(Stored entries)
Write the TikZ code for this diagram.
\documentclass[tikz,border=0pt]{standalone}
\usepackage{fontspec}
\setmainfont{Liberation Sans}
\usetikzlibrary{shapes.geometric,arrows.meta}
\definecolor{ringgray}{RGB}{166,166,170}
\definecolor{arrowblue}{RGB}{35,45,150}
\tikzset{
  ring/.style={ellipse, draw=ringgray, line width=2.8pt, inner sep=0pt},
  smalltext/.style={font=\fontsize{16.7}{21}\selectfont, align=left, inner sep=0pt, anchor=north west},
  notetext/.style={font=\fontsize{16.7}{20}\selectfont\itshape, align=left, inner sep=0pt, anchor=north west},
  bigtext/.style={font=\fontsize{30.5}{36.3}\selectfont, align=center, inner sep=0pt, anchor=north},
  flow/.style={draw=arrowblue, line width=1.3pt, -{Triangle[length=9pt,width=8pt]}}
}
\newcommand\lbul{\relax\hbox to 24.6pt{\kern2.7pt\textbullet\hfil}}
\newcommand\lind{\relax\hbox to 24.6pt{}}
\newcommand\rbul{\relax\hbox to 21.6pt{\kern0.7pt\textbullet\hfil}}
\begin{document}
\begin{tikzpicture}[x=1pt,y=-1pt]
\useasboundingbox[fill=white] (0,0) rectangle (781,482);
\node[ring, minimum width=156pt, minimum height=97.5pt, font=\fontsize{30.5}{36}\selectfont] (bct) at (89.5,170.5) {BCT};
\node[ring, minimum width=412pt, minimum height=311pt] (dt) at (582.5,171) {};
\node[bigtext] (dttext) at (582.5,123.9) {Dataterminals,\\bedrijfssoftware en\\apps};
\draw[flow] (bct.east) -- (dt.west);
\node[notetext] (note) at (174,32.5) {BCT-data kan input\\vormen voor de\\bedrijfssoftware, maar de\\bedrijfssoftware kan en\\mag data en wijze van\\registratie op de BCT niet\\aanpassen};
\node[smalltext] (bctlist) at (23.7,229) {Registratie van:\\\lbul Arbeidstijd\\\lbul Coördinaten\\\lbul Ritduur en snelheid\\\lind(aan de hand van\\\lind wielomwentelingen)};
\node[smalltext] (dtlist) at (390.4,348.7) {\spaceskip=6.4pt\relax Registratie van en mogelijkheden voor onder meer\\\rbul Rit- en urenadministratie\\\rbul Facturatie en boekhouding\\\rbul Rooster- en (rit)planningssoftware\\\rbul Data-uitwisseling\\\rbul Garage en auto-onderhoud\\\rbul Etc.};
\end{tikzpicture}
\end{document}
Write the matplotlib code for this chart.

Challenge:
Would you write down every record again, exactly?

Reply:
Write the TikZ code for this diagram.
\documentclass[tikz,border=0pt]{standalone}
\usepackage{fontspec}
\setmainfont{Liberation Sans}
\usetikzlibrary{shapes.geometric,arrows.meta}
\definecolor{ringgray}{RGB}{166,166,170}
\definecolor{arrowblue}{RGB}{35,45,150}
\tikzset{
  ring/.style={ellipse, draw=ringgray, line width=2.8pt, inner sep=0pt},
  smalltext/.style={font=\fontsize{16.7}{21}\selectfont, align=left, inner sep=0pt, anchor=north west},
  notetext/.style={font=\fontsize{16.7}{20}\selectfont\itshape, align=left, inner sep=0pt, anchor=north west},
  bigtext/.style={font=\fontsize{30.5}{36.3}\selectfont, align=center, inner sep=0pt, anchor=north},
  flow/.style={draw=arrowblue, line width=1.3pt, -{Triangle[length=9pt,width=8pt]}}
}
\newcommand\lbul{\relax\hbox to 24.6pt{\kern2.7pt\textbullet\hfil}}
\newcommand\lind{\relax\hbox to 24.6pt{}}
\newcommand\rbul{\relax\hbox to 21.6pt{\kern0.7pt\textbullet\hfil}}
\begin{document}
\begin{tikzpicture}[x=1pt,y=-1pt]
\useasboundingbox[fill=white] (0,0) rectangle (781,482);
\node[ring, minimum width=156pt, minimum height=97.5pt, font=\fontsize{30.5}{36}\selectfont] (bct) at (89.5,170.5) {BCT};
\node[ring, minimum width=412pt, minimum height=311pt] (dt) at (582.5,171) {};
\node[bigtext] (dttext) at (582.5,123.9) {Dataterminals,\\bedrijfssoftware en\\apps};
\draw[flow] (bct.east) -- (dt.west);
\node[notetext] (note) at (174,32.5) {BCT-data kan input\\vormen voor de\\bedrijfssoftware, maar de\\bedrijfssoftware kan en\\mag data en wijze van\\registratie op de BCT niet\\aanpassen};
\node[smalltext] (bctlist) at (23.7,229) {Registratie van:\\\lbul Arbeidstijd\\\lbul Coördinaten\\\lbul Ritduur en snelheid\\\lind(aan de hand van\\\lind wielomwentelingen)};
\node[smalltext] (dtlist) at (390.4,348.7) {\spaceskip=6.4pt\relax Registratie van en mogelijkheden voor onder meer\\\rbul Rit- en urenadministratie\\\rbul Facturatie en boekhouding\\\rbul Rooster- en (rit)planningssoftware\\\rbul Data-uitwisseling\\\rbul Garage en auto-onderhoud\\\rbul Etc.};
\end{tikzpicture}
\end{document}
Write the matplotlib code for this chart.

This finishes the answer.